— DATASET CONTENT —
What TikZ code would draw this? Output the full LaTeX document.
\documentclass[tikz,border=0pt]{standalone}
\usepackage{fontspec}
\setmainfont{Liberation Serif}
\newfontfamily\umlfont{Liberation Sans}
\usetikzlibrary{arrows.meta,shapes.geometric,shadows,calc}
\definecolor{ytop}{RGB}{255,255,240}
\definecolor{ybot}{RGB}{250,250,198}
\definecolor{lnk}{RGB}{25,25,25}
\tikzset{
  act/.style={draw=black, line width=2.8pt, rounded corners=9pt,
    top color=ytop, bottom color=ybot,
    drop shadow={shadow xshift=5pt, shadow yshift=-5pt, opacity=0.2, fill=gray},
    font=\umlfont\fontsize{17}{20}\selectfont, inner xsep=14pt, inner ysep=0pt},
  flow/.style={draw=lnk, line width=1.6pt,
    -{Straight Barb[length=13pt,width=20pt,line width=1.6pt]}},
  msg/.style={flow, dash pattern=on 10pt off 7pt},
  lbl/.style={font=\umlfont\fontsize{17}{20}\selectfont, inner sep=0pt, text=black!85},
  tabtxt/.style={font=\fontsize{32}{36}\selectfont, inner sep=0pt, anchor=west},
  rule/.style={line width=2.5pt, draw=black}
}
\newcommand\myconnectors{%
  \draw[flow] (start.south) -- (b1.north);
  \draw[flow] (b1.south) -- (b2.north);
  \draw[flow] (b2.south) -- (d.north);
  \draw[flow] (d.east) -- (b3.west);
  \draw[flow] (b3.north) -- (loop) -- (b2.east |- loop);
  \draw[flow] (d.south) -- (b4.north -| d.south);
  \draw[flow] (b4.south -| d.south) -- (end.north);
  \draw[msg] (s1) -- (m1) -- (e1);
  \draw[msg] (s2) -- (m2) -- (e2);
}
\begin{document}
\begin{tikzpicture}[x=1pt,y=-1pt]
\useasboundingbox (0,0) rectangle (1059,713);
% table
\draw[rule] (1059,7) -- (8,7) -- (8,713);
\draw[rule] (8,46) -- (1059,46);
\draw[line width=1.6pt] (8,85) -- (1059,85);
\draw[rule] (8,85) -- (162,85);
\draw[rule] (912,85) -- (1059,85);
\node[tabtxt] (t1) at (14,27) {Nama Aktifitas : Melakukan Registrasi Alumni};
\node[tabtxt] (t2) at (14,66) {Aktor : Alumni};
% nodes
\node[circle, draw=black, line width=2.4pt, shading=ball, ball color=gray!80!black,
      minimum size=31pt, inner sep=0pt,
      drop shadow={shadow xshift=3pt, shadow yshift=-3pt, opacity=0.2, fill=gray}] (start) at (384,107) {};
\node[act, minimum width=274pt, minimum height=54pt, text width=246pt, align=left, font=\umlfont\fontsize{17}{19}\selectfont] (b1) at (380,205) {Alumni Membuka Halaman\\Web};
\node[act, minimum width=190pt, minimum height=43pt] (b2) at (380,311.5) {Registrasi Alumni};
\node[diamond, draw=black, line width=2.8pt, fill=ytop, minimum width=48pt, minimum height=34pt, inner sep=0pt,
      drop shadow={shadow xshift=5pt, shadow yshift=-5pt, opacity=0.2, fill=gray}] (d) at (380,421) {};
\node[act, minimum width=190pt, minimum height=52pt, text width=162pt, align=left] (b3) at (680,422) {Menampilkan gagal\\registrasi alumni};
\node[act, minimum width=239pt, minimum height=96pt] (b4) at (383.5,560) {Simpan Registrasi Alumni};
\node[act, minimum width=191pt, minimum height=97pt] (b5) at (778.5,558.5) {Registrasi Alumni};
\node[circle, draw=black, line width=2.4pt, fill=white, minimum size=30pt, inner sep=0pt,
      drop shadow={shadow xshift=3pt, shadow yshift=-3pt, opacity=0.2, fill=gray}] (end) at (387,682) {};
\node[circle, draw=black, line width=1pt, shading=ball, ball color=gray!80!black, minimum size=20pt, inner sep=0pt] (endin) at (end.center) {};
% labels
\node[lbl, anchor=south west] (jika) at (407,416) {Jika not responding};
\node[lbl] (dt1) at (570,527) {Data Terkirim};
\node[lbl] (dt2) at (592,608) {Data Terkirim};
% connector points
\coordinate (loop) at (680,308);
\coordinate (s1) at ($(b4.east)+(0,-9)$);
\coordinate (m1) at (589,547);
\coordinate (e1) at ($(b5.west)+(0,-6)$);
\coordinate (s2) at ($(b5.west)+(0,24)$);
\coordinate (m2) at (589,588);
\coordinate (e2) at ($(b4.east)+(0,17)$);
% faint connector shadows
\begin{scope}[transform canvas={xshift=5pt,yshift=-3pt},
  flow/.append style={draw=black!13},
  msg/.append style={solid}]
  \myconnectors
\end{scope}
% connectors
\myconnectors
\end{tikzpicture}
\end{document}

— TASK OBJECTIVE —
Repeat the material above in full, exactly as it stands.

— SOLUTION FOR THIS PROBLEM —
What TikZ code would draw this? Output the full LaTeX document.
\documentclass[tikz,border=0pt]{standalone}
\usepackage{fontspec}
\setmainfont{Liberation Serif}
\newfontfamily\umlfont{Liberation Sans}
\usetikzlibrary{arrows.meta,shapes.geometric,shadows,calc}
\definecolor{ytop}{RGB}{255,255,240}
\definecolor{ybot}{RGB}{250,250,198}
\definecolor{lnk}{RGB}{25,25,25}
\tikzset{
  act/.style={draw=black, line width=2.8pt, rounded corners=9pt,
    top color=ytop, bottom color=ybot,
    drop shadow={shadow xshift=5pt, shadow yshift=-5pt, opacity=0.2, fill=gray},
    font=\umlfont\fontsize{17}{20}\selectfont, inner xsep=14pt, inner ysep=0pt},
  flow/.style={draw=lnk, line width=1.6pt,
    -{Straight Barb[length=13pt,width=20pt,line width=1.6pt]}},
  msg/.style={flow, dash pattern=on 10pt off 7pt},
  lbl/.style={font=\umlfont\fontsize{17}{20}\selectfont, inner sep=0pt, text=black!85},
  tabtxt/.style={font=\fontsize{32}{36}\selectfont, inner sep=0pt, anchor=west},
  rule/.style={line width=2.5pt, draw=black}
}
\newcommand\myconnectors{%
  \draw[flow] (start.south) -- (b1.north);
  \draw[flow] (b1.south) -- (b2.north);
  \draw[flow] (b2.south) -- (d.north);
  \draw[flow] (d.east) -- (b3.west);
  \draw[flow] (b3.north) -- (loop) -- (b2.east |- loop);
  \draw[flow] (d.south) -- (b4.north -| d.south);
  \draw[flow] (b4.south -| d.south) -- (end.north);
  \draw[msg] (s1) -- (m1) -- (e1);
  \draw[msg] (s2) -- (m2) -- (e2);
}
\begin{document}
\begin{tikzpicture}[x=1pt,y=-1pt]
\useasboundingbox (0,0) rectangle (1059,713);
% table
\draw[rule] (1059,7) -- (8,7) -- (8,713);
\draw[rule] (8,46) -- (1059,46);
\draw[line width=1.6pt] (8,85) -- (1059,85);
\draw[rule] (8,85) -- (162,85);
\draw[rule] (912,85) -- (1059,85);
\node[tabtxt] (t1) at (14,27) {Nama Aktifitas : Melakukan Registrasi Alumni};
\node[tabtxt] (t2) at (14,66) {Aktor : Alumni};
% nodes
\node[circle, draw=black, line width=2.4pt, shading=ball, ball color=gray!80!black,
      minimum size=31pt, inner sep=0pt,
      drop shadow={shadow xshift=3pt, shadow yshift=-3pt, opacity=0.2, fill=gray}] (start) at (384,107) {};
\node[act, minimum width=274pt, minimum height=54pt, text width=246pt, align=left, font=\umlfont\fontsize{17}{19}\selectfont] (b1) at (380,205) {Alumni Membuka Halaman\\Web};
\node[act, minimum width=190pt, minimum height=43pt] (b2) at (380,311.5) {Registrasi Alumni};
\node[diamond, draw=black, line width=2.8pt, fill=ytop, minimum width=48pt, minimum height=34pt, inner sep=0pt,
      drop shadow={shadow xshift=5pt, shadow yshift=-5pt, opacity=0.2, fill=gray}] (d) at (380,421) {};
\node[act, minimum width=190pt, minimum height=52pt, text width=162pt, align=left] (b3) at (680,422) {Menampilkan gagal\\registrasi alumni};
\node[act, minimum width=239pt, minimum height=96pt] (b4) at (383.5,560) {Simpan Registrasi Alumni};
\node[act, minimum width=191pt, minimum height=97pt] (b5) at (778.5,558.5) {Registrasi Alumni};
\node[circle, draw=black, line width=2.4pt, fill=white, minimum size=30pt, inner sep=0pt,
      drop shadow={shadow xshift=3pt, shadow yshift=-3pt, opacity=0.2, fill=gray}] (end) at (387,682) {};
\node[circle, draw=black, line width=1pt, shading=ball, ball color=gray!80!black, minimum size=20pt, inner sep=0pt] (endin) at (end.center) {};
% labels
\node[lbl, anchor=south west] (jika) at (407,416) {Jika not responding};
\node[lbl] (dt1) at (570,527) {Data Terkirim};
\node[lbl] (dt2) at (592,608) {Data Terkirim};
% connector points
\coordinate (loop) at (680,308);
\coordinate (s1) at ($(b4.east)+(0,-9)$);
\coordinate (m1) at (589,547);
\coordinate (e1) at ($(b5.west)+(0,-6)$);
\coordinate (s2) at ($(b5.west)+(0,24)$);
\coordinate (m2) at (589,588);
\coordinate (e2) at ($(b4.east)+(0,17)$);
% faint connector shadows
\begin{scope}[transform canvas={xshift=5pt,yshift=-3pt},
  flow/.append style={draw=black!13},
  msg/.append style={solid}]
  \myconnectors
\end{scope}
% connectors
\myconnectors
\end{tikzpicture}
\end{document}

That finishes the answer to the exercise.